Material shown –
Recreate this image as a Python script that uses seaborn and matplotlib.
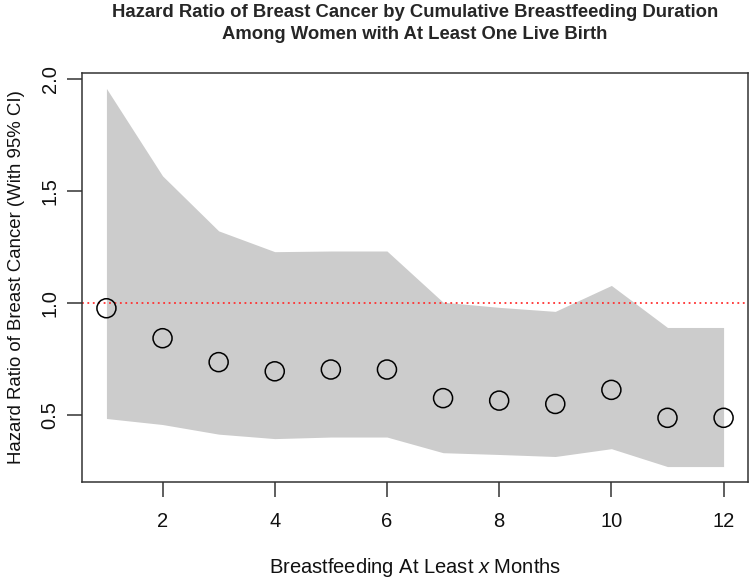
import matplotlib
matplotlib.use("Agg")
import matplotlib.pyplot as plt
import seaborn as sns
import pandas as pd

months = [1, 2, 3, 4, 5, 6, 7, 8, 9, 10, 11, 12]
hazard_ratio = [0.976, 0.842, 0.735, 0.694, 0.702, 0.702, 0.574, 0.563, 0.548, 0.611, 0.486, 0.486]
ci_lower = [0.483, 0.456, 0.413, 0.393, 0.400, 0.400, 0.330, 0.322, 0.313, 0.348, 0.268, 0.268]
ci_upper = [1.959, 1.568, 1.322, 1.229, 1.232, 1.232, 1.003, 0.980, 0.962, 1.078, 0.890, 0.890]
x_ticks = [2, 4, 6, 8, 10, 12]
y_ticks = [0.5, 1.0, 1.5, 2.0]
y_tick_labels = ["0.5", "1.0", "1.5", "2.0"]

df = pd.DataFrame({"month": months, "hr": hazard_ratio, "lo": ci_lower, "hi": ci_upper})

sns.set_style("white")
plt.rcParams["font.family"] = ["Liberation Sans", "DejaVu Sans"]
plt.rcParams["mathtext.fontset"] = "custom"
plt.rcParams["mathtext.it"] = "Liberation Sans:italic"
plt.rcParams["mathtext.rm"] = "Liberation Sans"

fig = plt.figure(figsize=(7.5, 5.8), dpi=100)
ax = fig.add_axes([0.109, 0.1695, 0.8887, 0.7041])

ax.fill_between(df["month"], df["lo"], df["hi"], color="#CCCCCC", linewidth=0, zorder=1)
ax.axhline(1.0, color="#FF3030", linestyle=(0, (1, 2)), linewidth=1.3, zorder=2)
sns.scatterplot(data=df, x="month", y="hr", ax=ax, s=19**2 * 0.52, facecolors="none",
                edgecolor="black", linewidth=1.1, zorder=3, legend=False)
for coll in ax.collections[1:]:
    coll.set_facecolor("none")
    coll.set_edgecolor("black")

xr = 11 * 0.04
ax.set_xlim(1 - xr, 12 + xr)
yr = (1.959 - 0.268) * 0.04
ax.set_ylim(0.268 - yr, 1.959 + yr)

ax.set_xticks(x_ticks)
ax.set_xticklabels([str(t) for t in x_ticks])
ax.set_yticks(y_ticks)
ax.set_yticklabels(y_tick_labels, rotation=90, va="center")

for sp in ax.spines.values():
    sp.set_color("#333333")
    sp.set_linewidth(1.1)
    sp.set_visible(True)

ax.tick_params(axis="both", which="both", direction="out", length=11, width=1.1,
               color="#333333", labelsize=14.5, labelcolor="#111111",
               bottom=True, left=True)
ax.tick_params(axis="x", pad=11)
ax.tick_params(axis="y", pad=5)

ax.set_xlabel(r"Breastfeeding At Least $\mathit{x}$ Months", fontsize=14.5, labelpad=18, color="#111111")
ax.set_ylabel("Hazard Ratio of Breast Cancer (With 95% CI)", fontsize=13.4, labelpad=11.5, color="#111111")
ax.set_title("Hazard Ratio of Breast Cancer by Cumulative Breastfeeding Duration\nAmong Women with At Least One Live Birth",
             fontsize=13.3, fontweight="bold", pad=25, linespacing=1.38)

fig.savefig("out.png", dpi=100, facecolor="white")
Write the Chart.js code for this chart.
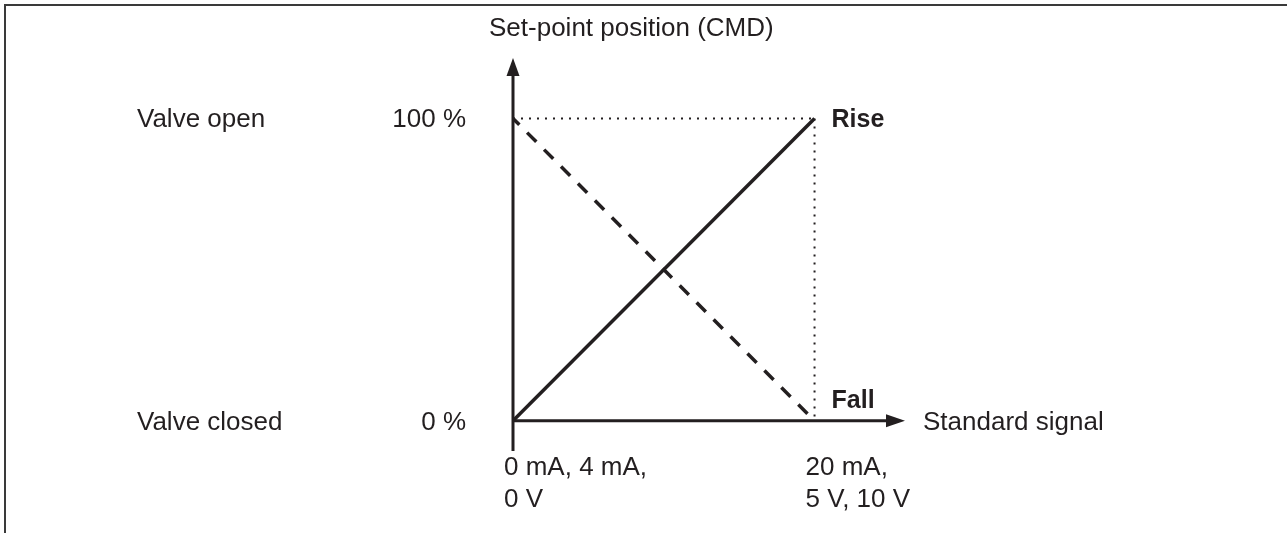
<!DOCTYPE html>
<html>
<head>
<meta charset="utf-8">
<script src="https://cdn.jsdelivr.net/npm/chart.js@4/dist/chart.umd.min.js"></script>
<style>
  html, body { margin: 0; padding: 0; background: #fff; }
  #wrap { position: relative; width: 1287px; height: 533px; }
</style>
</head>
<body>
<div id="wrap"><canvas id="cmdChart"></canvas></div>
<script>
// signal in % of the standard signal range, position in % of valve stroke
var signalPoints = [0, 100];
var riseValues = [0, 100];
var fallValues = [100, 0];
var positionTicks = [0, 100];
var positionTickLabels = ['0 %', '100 %'];
var positionStateLabels = ['Valve closed', 'Valve open'];
var signalTickLabels = [['0 mA, 4 mA,', '0 V'], ['20 mA,', '5 V, 10 V']];
var curveNames = ['Rise', 'Fall'];

var INK = '#231f20';
var FONT = '"Liberation Sans", Arial, Helvetica, sans-serif';

function pts(xs, ys) {
    return xs.map(function (x, i) { return { x: x, y: ys[i] }; });
}

var diagram = {
    id: 'diagram',
    afterDraw: function (chart) {
        var c = chart.ctx;
        var sx = chart.scales.x, sy = chart.scales.y;
        var x0 = sx.getPixelForValue(0), x1 = sx.getPixelForValue(100);
        var y0 = sy.getPixelForValue(0), y1 = sy.getPixelForValue(100);
        var xEnd = sx.getPixelForValue(sx.max);
        var yTop = sy.getPixelForValue(sy.max), yBot = sy.getPixelForValue(sy.min);

        c.save();
        // frame (top and left edge only)
        c.strokeStyle = '#3a3a3a';
        c.lineWidth = 2;
        c.beginPath();
        c.moveTo(5, chart.height);
        c.lineTo(5, 5);
        c.lineTo(chart.width, 5);
        c.stroke();

        // axes with arrow heads
        c.strokeStyle = INK;
        c.fillStyle = INK;
        c.lineWidth = 3;
        c.beginPath();
        c.moveTo(x0, yBot);
        c.lineTo(x0, yTop + 14);
        c.moveTo(x0, y0);
        c.lineTo(xEnd - 14, y0);
        c.stroke();
        c.beginPath();
        c.moveTo(x0, yTop);
        c.lineTo(x0 - 6.5, yTop + 18);
        c.lineTo(x0 + 6.5, yTop + 18);
        c.closePath();
        c.fill();
        c.beginPath();
        c.moveTo(xEnd, y0);
        c.lineTo(xEnd - 19, y0 - 6.5);
        c.lineTo(xEnd - 19, y0 + 6.5);
        c.closePath();
        c.fill();

        // texts
        c.font = '26px ' + FONT;
        c.textBaseline = 'alphabetic';
        c.textAlign = 'left';
        c.fillText('Set-point position (CMD)', x0 - 24, 36);
        c.fillText('Standard signal', xEnd + 18, y0 + 9);

        positionTicks.forEach(function (v, i) {
            var py = sy.getPixelForValue(v) + 9;
            c.textAlign = 'right';
            c.fillText(positionTickLabels[i], x0 - 47, py);
            c.textAlign = 'left';
            c.fillText(positionStateLabels[i], 137, py);
        });

        c.textAlign = 'left';
        signalPoints.forEach(function (v, i) {
            var px = sx.getPixelForValue(v) - 9;
            signalTickLabels[i].forEach(function (line, j) {
                c.fillText(line, px, y0 + 54 + j * 32);
            });
        });

        c.font = 'bold 25px ' + FONT;
        c.fillText(curveNames[0], x1 + 17, y1 + 9);
        c.fillText(curveNames[1], x1 + 17, y0 - 13);
        c.restore();
    }
};

var ctx = document.getElementById('cmdChart').getContext('2d');
var myChart = new Chart(ctx, {
    type: 'scatter',
    data: {
        datasets: [{
            label: 'Guide 100 %',
            data: pts([signalPoints[0], signalPoints[1]], [100, 100]),
            borderColor: INK,
            borderWidth: 2,
            borderDash: [2, 6]
        }, {
            label: 'Guide 20 mA',
            data: pts([signalPoints[1], signalPoints[1]], [100, 0]),
            borderColor: INK,
            borderWidth: 2,
            borderDash: [2, 6]
        }, {
            label: curveNames[1],
            data: pts(signalPoints, fallValues),
            borderColor: INK,
            borderWidth: 3.5,
            borderDash: [13, 11],
            borderDashOffset: 4
        }, {
            label: curveNames[0],
            data: pts(signalPoints, riseValues),
            borderColor: INK,
            borderWidth: 3.5
        }]
    },
    options: {
        responsive: true,
        maintainAspectRatio: false,
        animation: false,
        showLine: true,
        elements: { point: { radius: 0, hoverRadius: 0 } },
        layout: { padding: { left: 513, right: 382, top: 58, bottom: 82 } },
        scales: {
            x: { type: 'linear', min: 0, max: 130, display: false },
            y: { type: 'linear', min: -10, max: 120, display: false }
        },
        plugins: {
            legend: { display: false },
            tooltip: { enabled: false }
        }
    },
    plugins: [diagram]
});
</script>
</body>
</html>
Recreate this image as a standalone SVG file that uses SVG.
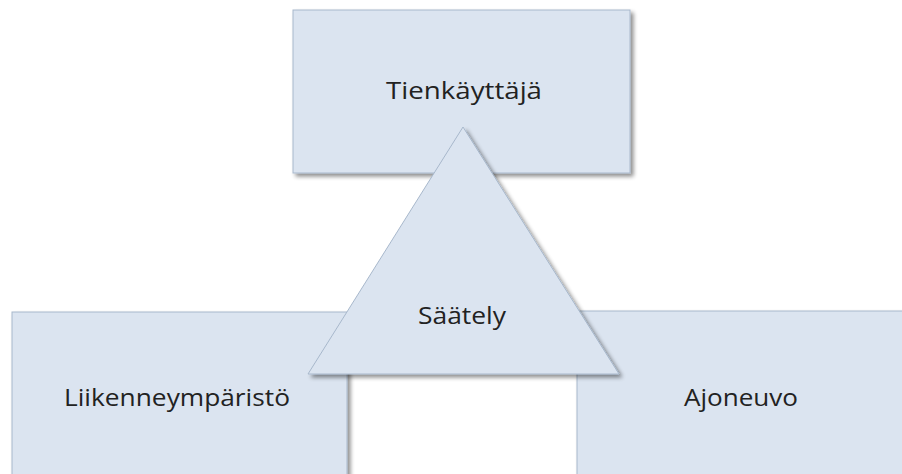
<svg xmlns="http://www.w3.org/2000/svg" width="902" height="474" viewBox="0 0 902 474">
<defs>
<filter id="sh" x="-10%" y="-10%" width="130%" height="130%">
<feGaussianBlur in="SourceAlpha" stdDeviation="2"/>
<feOffset dx="3" dy="3" result="b"/>
<feComponentTransfer><feFuncA type="linear" slope="0.45"/></feComponentTransfer>
<feMerge><feMergeNode/><feMergeNode in="SourceGraphic"/></feMerge>
</filter>
</defs>
<style>
.n{fill:#dbe4f0;stroke:#a8b8cc;stroke-width:1;filter:url(#sh)}
.t{font-family:"Open Sans","Noto Sans",sans-serif;font-size:24px;fill:#222;text-anchor:middle}
</style>
<rect width="902" height="474" fill="#fff"/>
<g id="tienkayttaja">
<rect class="n" x="293" y="10" width="337" height="163"/>
<text class="t" x="464" y="99" textLength="156" lengthAdjust="spacingAndGlyphs">Tienkäyttäjä</text>
</g>
<g id="liikenneymparisto">
<rect class="n" x="12" y="312" width="335" height="175"/>
<text class="t" x="177" y="406" textLength="226" lengthAdjust="spacingAndGlyphs">Liikenneympäristö</text>
</g>
<g id="ajoneuvo">
<rect class="n" x="577" y="311" width="340" height="175"/>
<text class="t" x="741" y="406" textLength="114" lengthAdjust="spacingAndGlyphs">Ajoneuvo</text>
</g>
<g id="saately">
<polygon class="n" points="463,127 308,374 619,374"/>
<text class="t" x="462" y="324" textLength="88" lengthAdjust="spacingAndGlyphs">Säätely</text>
</g>
<g id="connectors"/>
</svg>
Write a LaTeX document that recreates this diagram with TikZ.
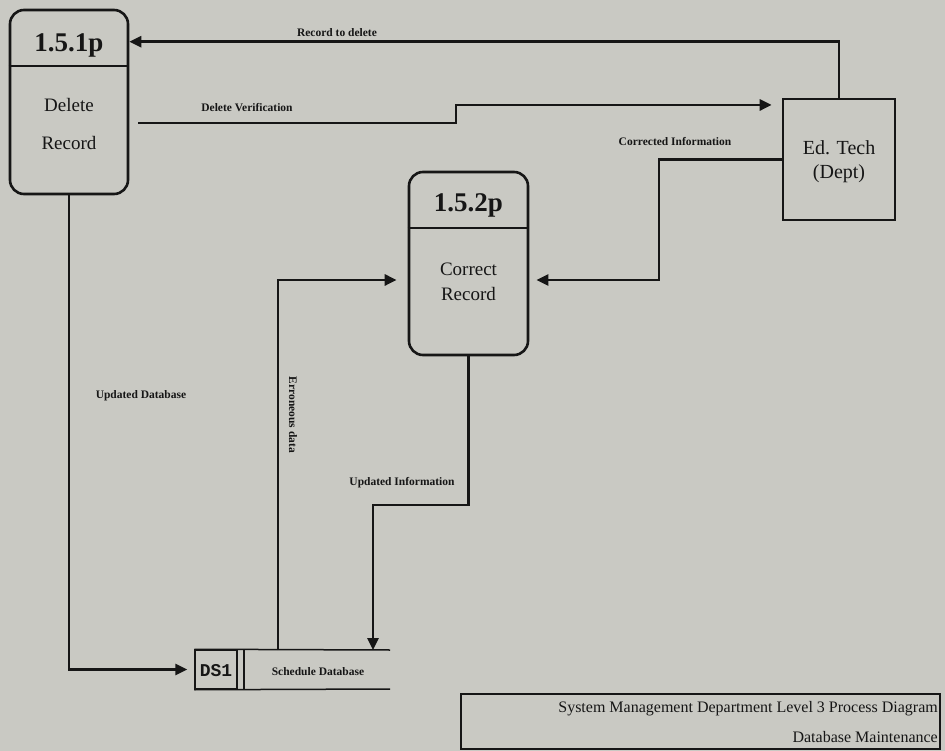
\documentclass[tikz,border=0pt]{standalone}
\usepackage{fontspec}
\setmainfont{Liberation Serif}
\setmonofont{Liberation Mono}
\usetikzlibrary{arrows.meta}
\definecolor{bg}{RGB}{201,201,195}
\definecolor{ink}{RGB}{22,22,22}
\tikzset{
  proc/.style={draw=ink, line width=2.6pt, rounded corners=14pt, minimum width=#1, inner sep=0pt},
  ext/.style={draw=ink, line width=2.6pt, inner sep=0pt},
  flow/.style={draw=ink, line width=2.6pt, -{Triangle[length=12pt,width=11pt]}},
  plain/.style={draw=ink, line width=2.6pt},
  flabel/.style={font=\fontsize{11.5}{13}\selectfont\bfseries, text=ink, inner sep=0pt},
  ptitle/.style={font=\fontsize{27}{30}\selectfont\bfseries, text=ink, inner sep=0pt},
  pbody/.style={font=\fontsize{19}{22}\selectfont, text=ink, inner sep=0pt},
  store/.style={draw=ink, line width=1.5pt, inner sep=0pt},
  ttext/.style={font=\fontsize{16}{18}\selectfont, text=ink, inner sep=0pt, anchor=east}
}
\begin{document}
\begin{tikzpicture}[x=1pt,y=-1pt]
\fill[bg] (0,0) rectangle (945,751);
\useasboundingbox (0,0) rectangle (945,751);

% processes
\node[proc=118pt, minimum height=184pt] (p1) at (69,102) {};
\draw[plain] (p1.west |- 0,66) -- (p1.east |- 0,66);
\node[ptitle] (p1t) at (69,45) {1.5.1p};
\node[pbody] (p1a) at (69,105) {Delete};
\node[pbody] (p1b) at (69,143) {Record};

\node[proc=119pt, minimum height=183pt] (p2) at (468.5,263.5) {};
\draw[plain] (p2.west |- 0,228) -- (p2.east |- 0,228);
\node[ptitle] (p2t) at (468.5,205) {1.5.2p};
\node[pbody] (p2a) at (468.5,269) {Correct};
\node[pbody] (p2b) at (468.5,294) {Record};

% external entity
\node[ext, minimum width=112pt, minimum height=121pt] (ed) at (839,159.5) {};
\node[font=\fontsize{20}{22}\selectfont, text=ink, inner sep=0pt] (eda) at (839,148) {Ed. Tech};
\node[font=\fontsize{20}{22}\selectfont, text=ink, inner sep=0pt] (edb) at (839,174) {(Dept)};

% data store
\node[store, minimum width=42pt, minimum height=39pt] (ds) at (216,669.5) {};
\node[font=\fontsize{18}{20}\selectfont\ttfamily\bfseries, text=ink, inner sep=0pt] (dst) at (216,671) {DS1};
\coordinate (dsTR) at (390,650);
\coordinate (dsBR) at (390,689);
\draw[store] (ds.north west) -- (dsTR);
\draw[store] (ds.south west) -- (dsBR);
\draw[store] (244,650) -- (244,689);
\node[flabel] (sdb) at (318,672) {Schedule Database};

% flows
\draw[flow] (ed.north) |- ([yshift=-33pt]p1.north east);
\node[flabel] (l1) at (337,33) {Record to delete};

\coordinate (dv0) at (138,123);
\draw[flow, shorten >=10pt] (dv0) -- (456,123) |- ([yshift=54.5pt]ed.west);
\node[flabel] (l2) at (247,108) {Delete Verification};

\draw[flow, shorten >=7pt] (ed.west) -| (659,280) -- ([yshift=-16.5pt]p2.east);
\node[flabel] (l3) at (675,142) {Corrected Information};

\coordinate (er0) at (278,650);
\draw[flow, shorten >=11pt] (er0) |- ([yshift=-16.5pt]p2.west);
\node[flabel, rotate=-90] (l4) at (293,415) {Erroneous data};

\coordinate (ui0) at (373,650);
\draw[flow] (p2.south) -- (468.5,505) -| (ui0);
\node[flabel] (l5) at (402,483) {Updated Information};

\draw[flow, shorten >=7pt] (p1.south) |- (ds.west);
\node[flabel] (l6) at (141,396) {Updated Database};

% title block
\node[draw=ink, line width=1.3pt, minimum width=479pt, minimum height=55pt, inner sep=0pt] (tb) at (700.5,721.5) {};
\node[ttext] (tb1) at (938,709) {System Management Department Level 3 Process Diagram};
\node[ttext] (tb2) at (938,737) {Database Maintenance};
\end{tikzpicture}
\end{document}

Do this –
Above this task is a listing with pictures in it. Retype only the lines from the one containing "Write a LaTeX" through the one containing "(p1b) at (69,143)", both included, and not the pictures.

Answer to the problem –
Write a LaTeX document that recreates this diagram with TikZ.
\documentclass[tikz,border=0pt]{standalone}
\usepackage{fontspec}
\setmainfont{Liberation Serif}
\setmonofont{Liberation Mono}
\usetikzlibrary{arrows.meta}
\definecolor{bg}{RGB}{201,201,195}
\definecolor{ink}{RGB}{22,22,22}
\tikzset{
  proc/.style={draw=ink, line width=2.6pt, rounded corners=14pt, minimum width=#1, inner sep=0pt},
  ext/.style={draw=ink, line width=2.6pt, inner sep=0pt},
  flow/.style={draw=ink, line width=2.6pt, -{Triangle[length=12pt,width=11pt]}},
  plain/.style={draw=ink, line width=2.6pt},
  flabel/.style={font=\fontsize{11.5}{13}\selectfont\bfseries, text=ink, inner sep=0pt},
  ptitle/.style={font=\fontsize{27}{30}\selectfont\bfseries, text=ink, inner sep=0pt},
  pbody/.style={font=\fontsize{19}{22}\selectfont, text=ink, inner sep=0pt},
  store/.style={draw=ink, line width=1.5pt, inner sep=0pt},
  ttext/.style={font=\fontsize{16}{18}\selectfont, text=ink, inner sep=0pt, anchor=east}
}
\begin{document}
\begin{tikzpicture}[x=1pt,y=-1pt]
\fill[bg] (0,0) rectangle (945,751);
\useasboundingbox (0,0) rectangle (945,751);

% processes
\node[proc=118pt, minimum height=184pt] (p1) at (69,102) {};
\draw[plain] (p1.west |- 0,66) -- (p1.east |- 0,66);
\node[ptitle] (p1t) at (69,45) {1.5.1p};
\node[pbody] (p1a) at (69,105) {Delete};
\node[pbody] (p1b) at (69,143) {Record};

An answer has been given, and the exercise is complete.